Thanks to its particular geographical position, which is naturally open to cultural contamination, Ancona is also a City of Art, offering visitors an evocative route filled with works of art by masters from across the globe, like the Dalmatian Giorgio da Sebenico (who, as a mark of his passage here, created the portal of Sant’Agostino; a superb example of the florid Gothic style), the Venetian Carlo Crivelli, a refined fifteenth-century painter (whose precious works of art are kept in the city’s Pinacoteca Civica) and the wonderful Luigi Vanvitelli, a Neapolitan architect of Dutch origin (to whom Ancona owes the redesign of the port and the creation of the Lazzaretto).
On a themed route which takes the road directly from the Port of Ancona, well-known to the Greeks since the Mycenaean era (indebted to them is the etymology of city’s name, which originated from the term Akon, or elbow: a reference to the shape of the headland) and subsequently used by the Romans for military reasons and for trade. It is an ideal meeting place between east and west and the beating heart of the city. Visitors can admire Roman arches, nineteenth-century gates, inviting loggia, large piazzas and the marvellous Lazzaretto: a pentagonal-shaped island city built in the 1700s by Luigi Vanvitelli at Pope Clementine XII’s request for a place that was completely self-sufficient under quarantine (in order to safeguard the city against any epidemics transmitted by goods or people) but also a strategic military garrison.

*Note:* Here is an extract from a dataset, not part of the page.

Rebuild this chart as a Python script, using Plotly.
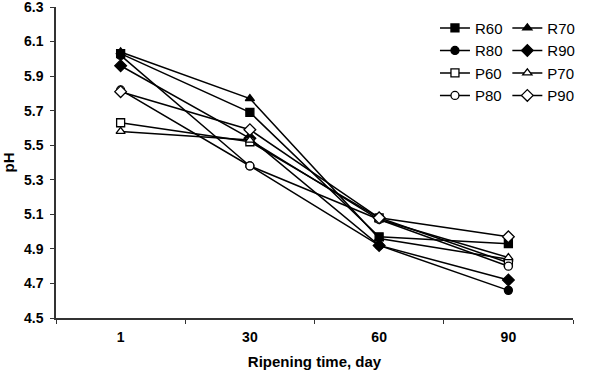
import plotly.graph_objects as go

days = ["1", "30", "60", "90"]
y_ticks = [4.5, 4.7, 4.9, 5.1, 5.3, 5.5, 5.7, 5.9, 6.1, 6.3]

R60 = [6.03, 5.69, 4.97, 4.93]
R70 = [6.04, 5.77, 4.96, 4.84]
R80 = [6.02, 5.38, 4.92, 4.66]
R90 = [5.96, 5.54, 4.92, 4.72]
P60 = [5.63, 5.52, 5.08, 4.82]
P70 = [5.58, 5.53, 5.07, 4.85]
P80 = [5.82, 5.38, 5.07, 4.80]
P90 = [5.81, 5.59, 5.08, 4.97]

series = [
    ("R60", R60, "square", True, "legend"),
    ("R70", R70, "triangle-up", True, "legend2"),
    ("R80", R80, "circle", True, "legend"),
    ("R90", R90, "diamond", True, "legend2"),
    ("P60", P60, "square", False, "legend"),
    ("P70", P70, "triangle-up", False, "legend2"),
    ("P80", P80, "circle", False, "legend"),
    ("P90", P90, "diamond", False, "legend2"),
]

fig = go.Figure()
for name, vals, sym, filled, leg in series:
    size = 8 if sym != "diamond" else 9
    fig.add_trace(go.Scatter(
        x=days, y=vals, name=name, mode="lines+markers",
        line=dict(color="black", width=1.5),
        marker=dict(symbol=sym, size=size,
                    color="black" if filled else "white",
                    line=dict(color="black", width=1.3)),
        legend=leg,
    ))

fig.update_layout(
    width=600, height=370,
    margin=dict(l=56, r=27, t=7, b=52),
    paper_bgcolor="white", plot_bgcolor="white",
    font=dict(family="Liberation Sans, Arial", color="black"),
    xaxis=dict(
        type="category", range=[-0.5, 3.5], automargin=False,
        showline=True, linecolor="#333", linewidth=1.5,
        ticks="outside", tickson="boundaries", ticklen=4, tickcolor="#333",
        showgrid=False, zeroline=False, ticklabelstandoff=5,
        tickfont=dict(family="Liberation Sans, Arial", size=14, color="black", weight="bold"),
        title=dict(text="<b>Ripening time, day</b>", font=dict(size=15, color="black"), standoff=16),
    ),
    yaxis=dict(
        range=[4.5, 6.3], tickvals=y_ticks, ticktext=[f"{v:.1f}" for v in y_ticks],
        automargin=False, ticklabeloverflow="allow",
        showline=True, linecolor="#333", linewidth=1.5,
        ticks="outside", ticklen=4, tickcolor="#333",
        showgrid=False, zeroline=False, ticklabelstandoff=4,
        tickfont=dict(family="Liberation Sans, Arial", size=14, color="black", weight="bold"),
        title=dict(text="<b>pH</b>", font=dict(size=15, color="black"), standoff=8),
    ),
    legend=dict(x=0.733, y=0.985, xanchor="left", yanchor="top",
                font=dict(size=15, color="black"), bgcolor="rgba(0,0,0,0)",
                itemwidth=30, tracegroupgap=0),
    legend2=dict(x=0.873, y=0.985, xanchor="left", yanchor="top",
                 font=dict(size=15, color="black"), bgcolor="rgba(0,0,0,0)",
                 itemwidth=30, tracegroupgap=0),
)

fig.write_html("out.html", config={"displayModeBar": False},
               post_script="document.body.style.margin='0';")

It is really through its port, an international merchants’ market, that Ancona (since its Greek foundation) has been the Gateway to the East, guaranteeing citizenship to Slavs, Albanians and Jews, and enacting laws in such a way (since long ago) that has meant the city is naturally cosmopolitan, thanks to the multicultural stories still firmly imprinted in the fabric of society.
At the same time, the Diffuse Urban Museum’s 7 itineraries lead visitors around Ancona. The Historic City and its Port contains tales that bring to life the reality of the region in its most ancient times, which was strongly linked to the maritime trade. Visitors can learn about the Ancient Via Maestra, the access road to the city which stretches from the portal of Sant’Agostino to the Cathedral of San Cyriacus and observe the profound traces of the 18th Century Renovation left in Ancona’s architecture by the passage of Luigi Vanvitelli.

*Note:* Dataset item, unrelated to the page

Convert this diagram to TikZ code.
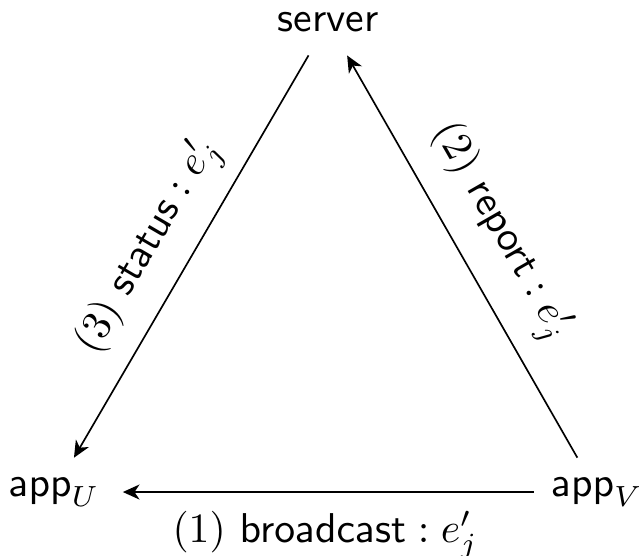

Next in the city centre is the Cappuccini and Cardeto Hills itinerary, which among the evocative viewpoints and green areas and after crossing historic, archaeological and cultural zones, arrives at the old Campo degli Ebrei. Strongly tied to the Jewish presence is a route that unwinds on the Slopes of Astagno Hill, and inside its quarters the daily life of the old ghetto is still traceable today.
The itinerary called Ankon: from Sea to Sea proposes instead the vision of the expansion of the city outside its walls through the establishment of wide avenues, boulevards and squares that took place following the Unification of Italy. The route linked to The Beaches, the Forts and the Bay offers visitors charming views characterised by the overhanging cliffs above a sea whose intense blue is broken up every so often by the whiteness of the emerging rocks. Amongst the small bays is that of Portonovo, which since the beginning of the nineteenth century has housed the Napoleonic blockhouse: a precious example of French military architecture.
To find your way around without missing out on anything that the city of Ancona has to offer, the Diffuse Urban Museum provides visitors with various information points, and through the possibility of a free audio guide for the iPhone downloadable from the App Store, it provides a real and accurate technological map useful for appreciating the city’s many historical, cultural and panoramic riches.